The word “ambition” as used in the passage’s context is already devoid of its inherent lofty aspirations at-large; it has been associated with the Magistrate’s seemingly futile disagreement of the Empire’s horrific flagellation of the barbarians. He is considered too ambitious as to try to go against the grain of the very entity that fuels his political life. He has turned too ambitious to be one with the “pitiable prisoners” and to cease to embrace the Empire he belongs to. He has become too ambitious as to wait for the barbarians’ “black flower of civilization to bloom”—the time the oppressed take up arms and fight the bullying imperialists.
By the sheer fact that the Magistrate is “prepared to sacrifice his freedom to his principles” makes for the ethical extent a man is willing to reach in order to question a system that protects only the interests of the majority at the expense of the minority.

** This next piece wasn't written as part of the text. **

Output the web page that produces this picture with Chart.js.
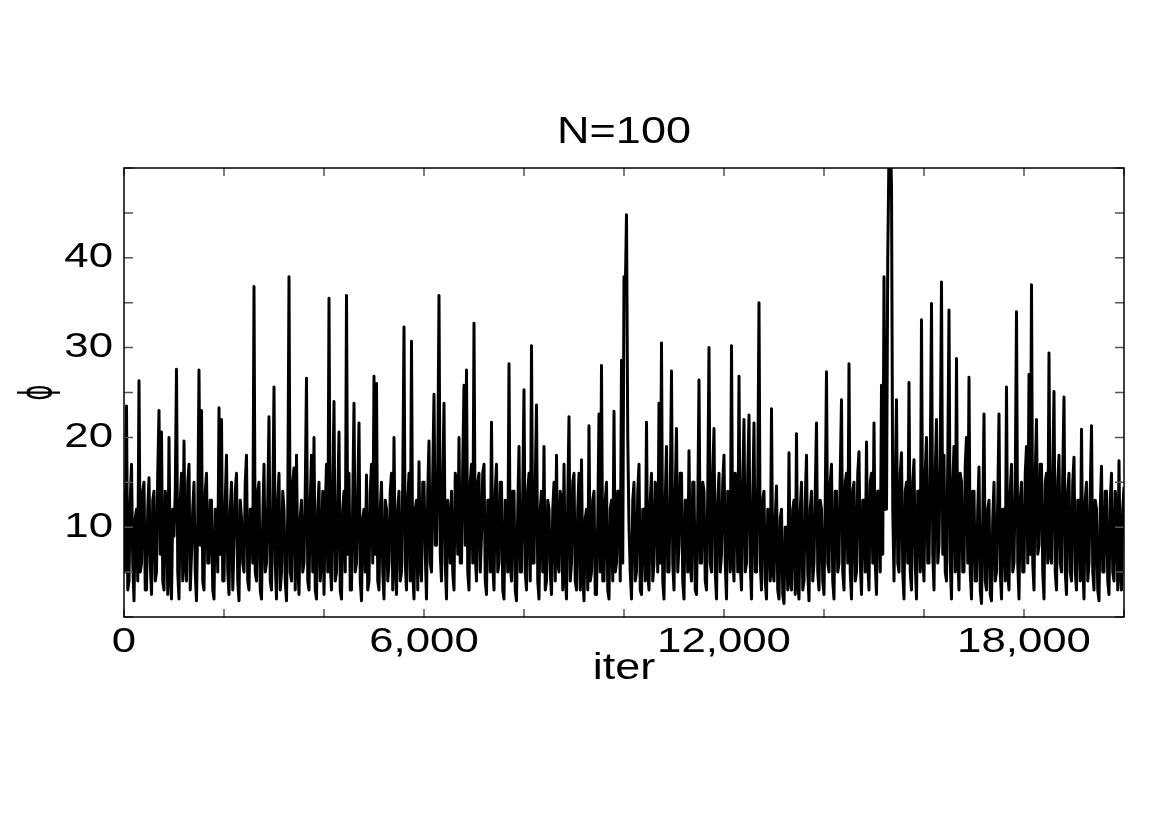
<!DOCTYPE html>
<html>
<head>
<meta charset="utf-8">
<title>N=100</title>
<script src="https://cdn.jsdelivr.net/npm/chart.js@4.4.1/dist/chart.umd.min.js"></script>
<style>
    html, body { margin: 0; padding: 0; background: #fff; }
    canvas { display: block; }
</style>
</head>
<body>
<canvas id="chart" width="1170" height="827"></canvas>
<script>
const ITER_STEP = 25;
const phi = [
    14, 5, 23.5, 3, 4, 13, 17, 6, 1.8, 11, 12, 4, 26.3, 5, 6, 14, 15, 3, 3, 12,
    15.5, 6, 2.5, 13, 14, 4, 5, 16, 23, 7, 20.6, 4, 3, 14, 13, 2.5, 20, 5, 2, 12,
    9, 14, 27.6, 5, 2, 13, 16, 4, 19.6, 6, 4, 15, 17, 3, 7, 12, 15, 5, 1.8, 11,
    27.5, 8, 23, 4, 3, 14, 16, 6, 6, 13, 13, 3, 2, 12, 12, 5, 23.3, 7, 22, 4,
    4, 13, 18, 5, 2.5, 12, 15, 3, 8, 14, 16, 4, 1.8, 13, 11, 6, 5, 15, 18, 4,
    3, 12, 12, 6, 36.8, 5, 4, 14, 15, 3, 2, 11, 17, 5, 6, 13, 22.3, 4, 3, 12,
    25.6, 6, 2, 13, 16, 3, 5, 14, 12, 4, 1.8, 12, 37.9, 5, 4, 15, 16.6, 3, 18, 6,
    2.5, 11, 13, 5, 6, 14, 26.6, 4, 3, 13, 18, 5, 20, 3, 2, 12, 15, 4, 7, 14,
    2.5, 12, 17, 5, 35.5, 6, 3, 14, 24, 4, 5, 13, 20.6, 3, 2, 12, 14, 5, 35.8, 7,
    16, 3, 3, 13, 23.8, 5, 6, 14, 21.6, 4, 1.8, 11, 12, 5, 15.8, 3, 4, 14, 17, 6,
    26.8, 7, 26, 4, 3, 12, 15, 5, 2, 13, 12, 4, 6, 14, 16, 3, 20, 6, 2.5, 12,
    14, 4, 5, 15, 32.3, 6, 3, 13, 16, 4, 30.7, 5, 2, 12, 13, 3, 17.3, 6, 4, 15,
    15, 7, 2, 14, 19.6, 6, 5, 16, 24.8, 8, 8, 17, 35.8, 7, 4, 15, 23.8, 6, 2, 13,
    11, 6, 14, 5, 3, 16, 15, 7, 20, 6, 6, 17, 25.8, 8, 27.5, 5, 3, 15, 17, 6,
    32.7, 7, 4, 15, 16, 5, 9, 16, 17, 4, 2.5, 13, 13, 5, 21.7, 6, 3, 14, 17, 5,
    6, 15, 15, 3, 2, 13, 11, 5, 28.2, 6, 4, 14, 14, 3, 1.8, 12, 19, 5, 5, 14,
    25.3, 5, 3, 14, 16, 4, 30.2, 6, 6, 15, 23.6, 4, 2, 12, 14, 5, 19, 3, 4, 13,
    12, 5, 2.5, 12, 15, 4, 18, 6, 5, 14, 13, 3, 17, 5, 2, 13, 22.3, 4, 6, 15,
    16, 4, 3, 12, 16, 3, 17.5, 5, 1.8, 11, 12, 3, 21.3, 4, 5, 13, 14, 2.5, 2.5, 11,
    22.6, 5, 28, 4, 4, 13, 15, 3, 2, 12, 13, 4, 22.9, 5, 6, 14, 14, 4, 28.6, 6,
    37.9, 36, 44.8, 20, 10, 5, 2, 13, 15, 4, 5, 14, 17, 3, 2.5, 12, 12, 4, 21.7, 5,
    3, 13, 16, 4, 6, 15, 13, 5, 23.8, 6, 30.5, 4, 2, 13, 19, 5, 5, 14, 27.4, 6,
    3, 14, 21, 5, 8, 16, 16, 4, 2, 13, 13, 5, 18.5, 6, 4, 15, 15, 3, 2.5, 12,
    26.4, 6, 6, 15, 14, 4, 3, 14, 30, 6, 5, 16, 21, 5, 2, 13, 16, 5, 7, 15,
    18, 6, 2, 14, 12, 5, 30.2, 7, 4, 16, 15, 5, 26.8, 6, 3, 15, 22, 5, 6, 16,
    22.5, 6, 2, 13, 21.6, 5, 5, 15, 35, 6, 3, 13, 14, 4, 2, 12, 11, 4, 23.2, 5,
    4, 11, 14.6, 3, 2, 11, 12, 2.5, 1.5, 10, 10, 3, 18.3, 4, 3, 12, 13, 2.5, 20.4, 4,
    2, 12, 15, 3, 4, 13, 18, 5, 1.8, 12, 14, 4, 6, 14, 21.6, 5, 3, 13, 12, 4,
    2.5, 13, 27.3, 6, 5, 15, 17, 4, 2, 14, 14, 5, 6, 16, 24.2, 5, 3, 15, 16, 6,
    28.2, 5, 2, 14, 15, 4, 5, 16, 18.4, 6, 2.5, 13, 13, 5, 19.5, 6, 3, 15, 16, 6,
    21.6, 6, 2.5, 14, 14, 5, 25.8, 7, 37.9, 12, 12, 40, 52, 54, 48, 12, 4, 15, 24.2, 6,
    5, 16, 18.3, 5, 2, 14, 15, 6, 26.1, 5, 3, 15, 17.5, 6, 2, 14, 14, 5, 33.1, 7,
    4, 16, 20, 6, 6, 17, 34.9, 7, 3, 16, 22, 6, 8, 18, 37.3, 7, 18, 5, 4, 17,
    34.2, 6, 2, 15, 19, 5, 28.8, 7, 3, 16, 15, 5, 5, 17, 20, 6, 26.7, 5, 2, 14,
    14, 4, 4, 12, 16.7, 3, 1.5, 11, 22.6, 4, 3, 12, 13, 2.5, 1.8, 11, 15, 4, 5, 13,
    22.6, 5, 2, 12, 12, 4, 25.6, 5, 3, 14, 17, 5, 6, 15, 34, 6, 2, 13, 15, 5,
    5, 16, 19, 6, 27, 7, 37, 6, 3, 16, 22, 7, 8, 17, 17, 5, 2, 15, 16, 6,
    29.4, 7, 6, 16, 25.1, 5, 3, 15, 18, 6, 5, 16, 24.5, 5, 2.5, 14, 16, 5, 4, 15,
    17.8, 5, 3, 13, 13, 4, 20.9, 6, 2, 13, 15, 4, 6, 14, 21.3, 5, 3, 13, 12, 3,
    1.8, 12, 16.8, 5, 5, 14, 14, 4, 2.5, 13, 16, 5, 4, 14, 12, 3, 17.4, 5, 3, 12,
    14.5
];

const xLabelTicks = [0, 6000, 12000, 18000];
const yLabelTicks = [10, 20, 30, 40];

const TITLE = 'N=100';
const X_TITLE = 'iter';
const Y_TITLE = '\u03D5';

const FONT = "'Liberation Sans', Arial, sans-serif";
const TEXT_STRETCH = 1.25;   // the original export has wide lettering
const PHI_STRETCH = 0.55;
const TICK_COLOR = '#555';

// widen text horizontally (around its anchor) like the reference
const wideText = {
    id: 'wideText',
    beforeInit(chart) {
        const ctx = chart.ctx;
        const fill = ctx.fillText.bind(ctx);
        ctx.fillText = (text, x, y) => {
            ctx.save();
            ctx.translate(x, y);
            ctx.scale(text === Y_TITLE ? PHI_STRETCH : TEXT_STRETCH, 1);
            fill(text, 0, 0);
            ctx.restore();
        };
    }
};

// inward tick marks on all four sides plus the box
const frame = {
    id: 'frame',
    afterDraw(chart) {
        const { ctx, chartArea: a, scales: { x, y } } = chart;
        ctx.save();
        ctx.strokeStyle = TICK_COLOR;
        ctx.lineWidth = 1.5;
        ctx.beginPath();
        x.ticks.forEach(t => {
            const px = x.getPixelForValue(t.value);
            ctx.moveTo(px, a.bottom);
            ctx.lineTo(px, a.bottom - 8);
            ctx.moveTo(px, a.top);
            ctx.lineTo(px, a.top + 8);
        });
        y.ticks.forEach(t => {
            const py = y.getPixelForValue(t.value);
            ctx.moveTo(a.left, py);
            ctx.lineTo(a.left + 9, py);
            ctx.moveTo(a.right, py);
            ctx.lineTo(a.right - 9, py);
        });
        ctx.stroke();
        ctx.strokeStyle = '#000';
        ctx.lineWidth = 1.5;
        ctx.strokeRect(a.left, a.top, a.width, a.height);
        ctx.restore();
    }
};

const ctx = document.getElementById('chart').getContext('2d');

new Chart(ctx, {
    type: 'line',
    data: {
        datasets: [{
            data: phi.map((v, i) => ({ x: i * ITER_STEP, y: v })),
            borderColor: '#000',
            borderWidth: 3,
            borderJoinStyle: 'round',
            pointRadius: 0,
            tension: 0,
            fill: false,
            clip: 0
        }]
    },
    options: {
        responsive: false,
        animation: false,
        events: [],
        layout: { padding: { top: 0, right: 46, bottom: 0, left: 0 } },
        plugins: {
            legend: { display: false },
            tooltip: { enabled: false },
            title: { display: false }
        },
        scales: {
            x: {
                type: 'linear',
                min: 0,
                max: 20000,
                ticks: {
                    stepSize: 2000,
                    autoSkip: false,
                    maxRotation: 0,
                    padding: 4,
                    color: '#000',
                    font: { family: FONT, size: 35 },
                    callback: (v) => xLabelTicks.includes(v) ? v.toLocaleString('en-US') : ''
                },
                grid: { display: false, drawTicks: false },
                border: { display: false },
                title: {
                    display: true,
                    text: X_TITLE,
                    color: '#000',
                    font: { family: FONT, size: 36 },
                    padding: { top: 0, bottom: 136 }
                },
                afterFit: (scale) => { scale.height = 210; }
            },
            xTop: {
                type: 'linear',
                position: 'top',
                min: 0,
                max: 20000,
                ticks: { display: false },
                grid: { display: false, drawTicks: false },
                border: { display: false },
                title: {
                    display: true,
                    text: TITLE,
                    color: '#000',
                    font: { family: FONT, size: 36 },
                    padding: { top: 111, bottom: 0 }
                },
                afterFit: (scale) => { scale.height = 168; }
            },
            y: {
                type: 'linear',
                min: 0,
                max: 50,
                ticks: {
                    stepSize: 5,
                    autoSkip: false,
                    padding: 11,
                    color: '#000',
                    font: { family: FONT, size: 35 },
                    callback: (v) => yLabelTicks.includes(v) ? String(v) : ''
                },
                grid: { display: false, drawTicks: false },
                border: { display: false },
                title: {
                    display: true,
                    text: Y_TITLE,
                    color: '#000',
                    font: { family: "'DejaVu Sans', sans-serif", size: 44 },
                    padding: { top: 13, bottom: 0 }
                },
                afterFit: (scale) => { scale.width = 124; }
            }
        }
    },
    plugins: [wideText, frame]
});
</script>
</body>
</html>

Even as he got imprisoned for the rebellion he started to sow against his Empire in compassion of “the pitch of human pain” being heard in the granary, he could smile because “the bond is broken:” he no longer considers himself chained to the barbarism being wrought by his Empire. However, the stinging comment that he did this feat to feed his self-serving ambition of becoming a man of justice is a general overview of barbarians around the world who want to wield retribution over those critical of their rule. In the long run, the Empire seems to succeed in presenting the Magistrate as an opportunist only, not as a justice defender, as were the cases of “messianic people” presented in an unfavorable light by the criticized majority.
The issue of whose claim is valid comes in the offing—that of the system, or that of the enlightened. The prevailing consciousness wishes to secure its position as the true, the good, and the beautiful standard of social justice. On the other hand, a chink in time lets out periodic heroes who “should neither be contaminated by the atrocity that is about to be committed nor poison [themselves] with impotent hatred of its perpetrators.” The society remains the serum in which to prove what holds out justice for everyone, and while the dominant can maneuver the world into thinking that it is the fountainhead of equity and equality, there in the periphery stay the few with ambition, ready to be fettered for their beliefs if this elicits the ultimate liberation.